UF study: Florida to experience continued growth despite hurricanes

February 20, 2006

GAINESVILLE, Fla. — The spate of devastating hurricanes should not deter Florida’s population growth, which is expected to increase steadily over the next quarter century with the fastest growth occurring in metropolitan fringe areas, a new University of Florida study finds.

The state’s population, estimated at about 18 million people in April 2005, is forecast to reach about 20 million in 2010 and nearly 25 million in 2025, said Stefan Rayer, a demographer with UF’s Bureau of Economic and Business Research.

By 2030, the Sunshine State is expected to have 26,419,200 residents, about a half million more than last year’s projections called for, he said.

“Overall, Florida is one of the fastest growing states in the country and that is unlikely to change,” Rayer said. “While rates have declined since the 1970s, the growth rate is still very healthy, with projections calling for the years 2000 to 2010 to have the largest population increase in Florida’s history.”

The active 2004 and 2005 hurricane seasons are unlikely to have much effect on state population growth, although some adjustments were made for four counties that were especially hard-hit by the storms, he said.
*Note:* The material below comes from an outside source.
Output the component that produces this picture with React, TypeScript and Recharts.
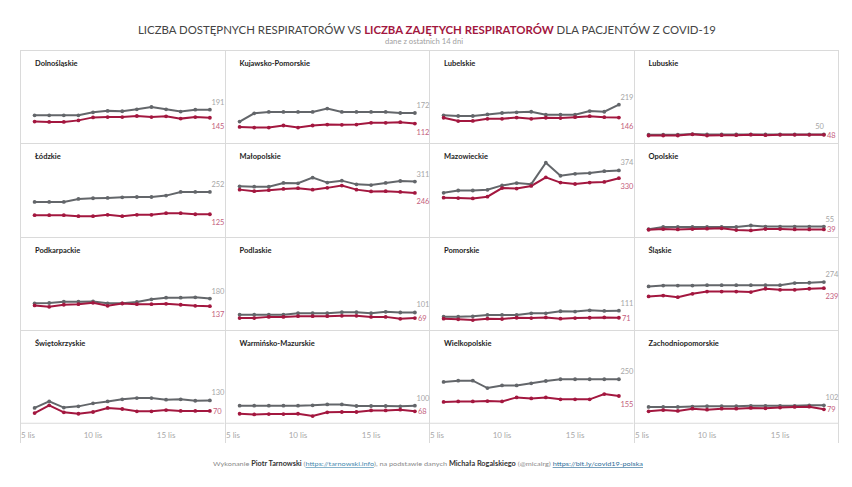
import { LabelList, Line, LineChart, XAxis, YAxis } from "recharts";

// dni listopada (6–18 lis)
const days = [6, 7, 8, 9, 10, 11, 12, 13, 14, 15, 16, 17, 18];
const axisTicks = [5, 10, 15];

const regions = [
  "Dolnośląskie",
  "Kujawsko-Pomorskie",
  "Lubelskie",
  "Lubuskie",
  "Łódzkie",
  "Małopolskie",
  "Mazowieckie",
  "Opolskie",
  "Podkarpackie",
  "Podlaskie",
  "Pomorskie",
  "Śląskie",
  "Świętokrzyskie",
  "Warmińsko-Mazurskie",
  "Wielkopolskie",
  "Zachodniopomorskie",
];

// dostępne respiratory
const dolnoslaskieAvail = [159, 159, 159, 159, 176, 184, 182, 193, 206, 193, 180, 191, 191];
const kujawskoAvail = [123, 170, 178, 178, 178, 178, 197, 178, 178, 178, 178, 172, 172];
const lubelskieAvail = [159, 155, 155, 164, 172, 176, 179, 162, 162, 162, 183, 179, 219];
const lubuskieAvail = [49, 49, 49, 52, 50, 50, 50, 50, 50, 50, 50, 50, 50];
const lodzkieAvail = [195, 195, 195, 212, 216, 218, 221, 223, 223, 231, 252, 252, 252];
const malopolskieAvail = [284, 282, 282, 303, 301, 333, 305, 316, 295, 291, 303, 314, 311];
const mazowieckieAvail = [247, 260, 260, 264, 289, 302, 296, 418, 344, 355, 359, 370, 374];
const opolskieAvail = [40, 53, 53, 53, 53, 53, 53, 61, 55, 55, 55, 55, 55];
const podkarpackieAvail = [153, 155, 162, 162, 164, 153, 153, 161, 176, 185, 185, 187, 180];
const podlaskieAvail = [88, 88, 88, 88, 97, 97, 97, 103, 103, 97, 105, 101, 101];
const pomorskieAvail = [77, 77, 79, 87, 87, 87, 96, 96, 108, 106, 113, 110, 111];
const slaskieAvail = [249, 254, 254, 254, 256, 256, 256, 256, 256, 256, 268, 270, 274];
const swietokrzyskieAvail = [87, 124, 89, 96, 113, 124, 136, 143, 143, 134, 136, 128, 130];
const warminskoAvail = [100, 100, 100, 100, 100, 102, 107, 107, 98, 98, 98, 96, 100];
const wielkopolskieAvail = [235, 242, 242, 200, 215, 215, 227, 240, 250, 250, 250, 250, 250];
const zachodnioAvail = [93, 93, 93, 95, 97, 97, 97, 99, 99, 99, 99, 102, 102];

// zajęte respiratory
const dolnoslaskieBusy = [123, 121, 121, 130, 147, 149, 149, 155, 149, 153, 140, 149, 145];
const kujawskoBusy = [93, 89, 89, 101, 89, 101, 106, 105, 106, 116, 116, 120, 112];
const lubelskieBusy = [145, 126, 127, 139, 139, 146, 139, 145, 143, 148, 154, 148, 146];
const lubuskieBusy = [44, 44, 44, 51, 44, 46, 46, 49, 46, 48, 48, 48, 48];
const lodzkieBusy = [120, 120, 120, 114, 114, 122, 114, 122, 122, 131, 131, 125, 125];
const malopolskieBusy = [265, 256, 262, 269, 273, 265, 275, 288, 265, 255, 256, 252, 246];
const mazowieckieBusy = [219, 217, 215, 225, 274, 271, 286, 335, 305, 297, 305, 309, 330];
const opolskieBusy = [37, 41, 39, 41, 43, 45, 35, 33, 41, 41, 39, 39, 39];
const podkarpackieBusy = [141, 133, 145, 148, 156, 139, 152, 148, 148, 150, 145, 139, 137];
const podlaskieBusy = [69, 69, 76, 76, 80, 80, 80, 82, 82, 76, 76, 65, 69];
const pomorskieBusy = [66, 62, 58, 66, 64, 71, 69, 73, 66, 69, 71, 73, 71];
const slaskieBusy = [192, 197, 188, 207, 220, 220, 220, 217, 236, 230, 230, 236, 239];
const swietokrzyskieBusy = [58, 102, 62, 54, 64, 87, 81, 68, 68, 75, 70, 70, 70];
const warminskoBusy = [54, 50, 52, 52, 54, 41, 62, 64, 64, 73, 73, 77, 68];
const wielkopolskieBusy = [121, 124, 124, 126, 124, 147, 141, 147, 136, 136, 136, 166, 155];
const zachodnioBusy = [68, 75, 70, 83, 77, 83, 83, 87, 85, 89, 93, 94, 79];

const availList = [
  dolnoslaskieAvail, kujawskoAvail, lubelskieAvail, lubuskieAvail,
  lodzkieAvail, malopolskieAvail, mazowieckieAvail, opolskieAvail,
  podkarpackieAvail, podlaskieAvail, pomorskieAvail, slaskieAvail,
  swietokrzyskieAvail, warminskoAvail, wielkopolskieAvail, zachodnioAvail,
];
const busyList = [
  dolnoslaskieBusy, kujawskoBusy, lubelskieBusy, lubuskieBusy,
  lodzkieBusy, malopolskieBusy, mazowieckieBusy, opolskieBusy,
  podkarpackieBusy, podlaskieBusy, pomorskieBusy, slaskieBusy,
  swietokrzyskieBusy, warminskoBusy, wielkopolskieBusy, zachodnioBusy,
];

const GRAY = "#63666a";
const RED = "#a3173f";
const GRID = "#dadada";
const FONT = "Lato, 'Open Sans', sans-serif";

const GRID_LEFT = 20;
const GRID_TOP = 50;
const COL_W = 204.5;
const ROW_H = 93.25;
const AXIS_H = 20;

const DayTick = (props: any) => {
  const { x, y, payload } = props;
  const first = payload.value === 5;
  return (
    <text
      x={first ? x + 1 : x}
      y={y}
      dy={13}
      textAnchor={first ? "start" : "middle"}
      fontSize={8}
      fontFamily={FONT}
      fill="#a8a8a8"
    >
      {`${payload.value} lis`}
    </text>
  );
};

// etykieta tylko przy ostatnim punkcie
const lastLabel = (kind: "avail" | "busy", other: number[]) => (props: any) => {
  const { x, y, value, index } = props;
  if (index !== days.length - 1) return <g />;
  if (kind === "avail") {
    const crowded = value - other[index] < 8;
    return (
      <text
        x={crowded ? x : x + 1.5}
        y={y - 5}
        textAnchor={crowded ? "end" : "start"}
        fontSize={7.5}
        fontFamily={FONT}
        fill="#a6a6a6"
      >
        {value}
      </text>
    );
  }
  const low = value < 100;
  return (
    <text x={x + (low ? 3 : 1.5)} y={low ? y + 3 : y + 11} fontSize={7.5} fontFamily={FONT} fill="#c4607d">
      {value}
    </text>
  );
};

interface PanelProps {
  name: string;
  avail: number[];
  busy: number[];
  left: number;
  top: number;
  showAxis: boolean;
}

function Panel({ name, avail, busy, left, top, showAxis }: PanelProps) {
  const data = days.map((d, i) => ({ day: d, avail: avail[i], busy: busy[i] }));
  const h = ROW_H + (showAxis ? AXIS_H : 0);
  return (
    <div style={{ position: "absolute", left, top, width: COL_W, height: h }}>
      <LineChart width={COL_W} height={h} data={data} margin={{ top: 0, right: 0, bottom: 0, left: 0 }}>
        <XAxis
          dataKey="day"
          type="number"
          domain={[5, 19]}
          ticks={axisTicks}
          interval={0}
          hide={!showAxis}
          height={AXIS_H}
          axisLine={{ stroke: GRID }}
          tickLine={false}
          tickSize={0}
          tick={<DayTick />}
        />
        <YAxis hide domain={[0, 530]} />
        <Line
          dataKey="avail"
          stroke={GRAY}
          strokeWidth={2}
          dot={{ r: 1.9, fill: GRAY, stroke: GRAY, strokeWidth: 0 }}
          isAnimationActive={false}
        >
          <LabelList dataKey="avail" content={lastLabel("avail", busy)} />
        </Line>
        <Line
          dataKey="busy"
          stroke={RED}
          strokeWidth={2}
          dot={{ r: 1.9, fill: RED, stroke: RED, strokeWidth: 0 }}
          isAnimationActive={false}
        >
          <LabelList dataKey="busy" content={lastLabel("busy", avail)} />
        </Line>
      </LineChart>
      <div
        style={{
          position: "absolute",
          left: 15,
          top: 10,
          fontFamily: FONT,
          fontWeight: 700,
          fontSize: 7.5,
          lineHeight: "8px",
          color: "#1e1e1e",
          whiteSpace: "nowrap",
        }}
      >
        {name}
      </div>
    </div>
  );
}

export default function App() {
  const bottom = GRID_TOP + ROW_H * 4;
  const cols = [0, 1, 2, 3, 4].map((c) => Math.round(GRID_LEFT + c * COL_W) + 0.5);
  const rows = [0, 1, 2, 3].map((r) => Math.round(GRID_TOP + r * ROW_H) + 0.5);

  return (
    <div
      style={{
        position: "absolute",
        left: 0,
        top: 0,
        width: 852,
        height: 487,
        background: "#fff",
        overflow: "hidden",
      }}
    >
      <style>{`.recharts-surface { overflow: visible; }`}</style>
      <svg width={852} height={487} style={{ position: "absolute", left: 0, top: 0 }}>
        {rows.map((y) => (
          <line key={`h${y}`} x1={GRID_LEFT} x2={GRID_LEFT + COL_W * 4} y1={y} y2={y} stroke={GRID} />
        ))}
        {cols.map((x) => (
          <line key={`v${x}`} x1={x} x2={x} y1={GRID_TOP} y2={bottom + 20} stroke={GRID} />
        ))}
        <text
          x={427}
          y={34}
          textAnchor="middle"
          fontFamily={FONT}
          fontSize={11.5}
          textLength={578}
          lengthAdjust="spacingAndGlyphs"
        >
          <tspan fill="#444">LICZBA DOSTĘPNYCH RESPIRATORÓW VS </tspan>
          <tspan fill={RED} fontWeight={700}>LICZBA ZAJĘTYCH RESPIRATORÓW</tspan>
          <tspan fill="#444"> DLA PACJENTÓW Z COVID-19</tspan>
        </text>
        <text
          x={424}
          y={44}
          textAnchor="middle"
          fontFamily={FONT}
          fontSize={7}
          fill="#a0a0a0"
          textLength={78}
          lengthAdjust="spacingAndGlyphs"
        >
          dane z ostatnich 14 dni
        </text>
        <text
          x={428}
          y={466}
          textAnchor="middle"
          fontFamily={FONT}
          fontSize={6.5}
          fill="#8a8a8a"
          textLength={430}
          lengthAdjust="spacingAndGlyphs"
        >
          <tspan>Wykonanie </tspan>
          <tspan fontWeight={700} fill="#333">Piotr Tarnowski</tspan>
          <tspan> (</tspan>
          <tspan fill="#4a8bb0" textDecoration="underline">https://tarnowski.info</tspan>
          <tspan>), na podstawie danych </tspan>
          <tspan fontWeight={700} fill="#333">Michała Rogalskiego</tspan>
          <tspan> (@micalrg) </tspan>
          <tspan fill="#2f6f9a" textDecoration="underline">https://bit.ly/covid19-polska</tspan>
        </text>
      </svg>
      {regions.map((name, i) => {
        const c = i % 4;
        const r = Math.floor(i / 4);
        return (
          <Panel
            key={name}
            name={name}
            avail={availList[i]}
            busy={busyList[i]}
            left={GRID_LEFT + c * COL_W}
            top={GRID_TOP + r * ROW_H}
            showAxis={r === 3}
          />
        );
      })}
    </div>
  );
}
These four counties were Escambia, Charlotte DeSoto and Hardee.

The counties projected to grow the fastest are Flagler, Sumter, Osceola, Walton, Collier and St. Johns. Flagler, Sumter and Osceola are expected to more than double in size by 2030, with Walton, Collier and St. Johns close behind, he said.

“Most of these counties are at the edge of metropolitan areas that are booming,” Rayer said.

The other fastest growing counties, Walton and Collier, are considered desirable for their coastal amenities, he said.

In sheer numbers, however, the largest counties are projected to add the most residents. While two-thirds of all counties are expected to grow faster percentage-wise than Miami-Dade, Florida’s largest county is projected to have the greatest population increase numerically, with about 775,000 more residents by 2030. It is followed by Broward, Orange, Palm Beach and Hillsborough counties.

Because of the 2004 hurricane season, the 2005 county population estimates were reduced from those of a year earlier by 3,600 for Escambia, about 3,000 for Charlotte, 1,500 for DeSoto and 450 for Hardee, Rayer said. In the case of Charlotte County, that results in about 6,000 fewer residents predicted for 2030, with the population projection being revised from about 239,000 to 233,000, he said.

“In the past, effects of these hurricanes have usually been short-lived,” he said. “The population may have declined from one year to another, but after that the growth pretty much picked up.”

The slowest growing county is projected to be Monroe, followed by Pinellas. “These two counties have grown very slowly in recent years because of the factor of land,” he said. “There just isn’t a lot of space left to build.”

The counties expected to add the fewest number of new residents are the small counties. Liberty, Lafayette, Hamilton, Glades and Jefferson, each with populations of less than 15,000, are projected to grow by 3,000 or less residents by 2030, he said.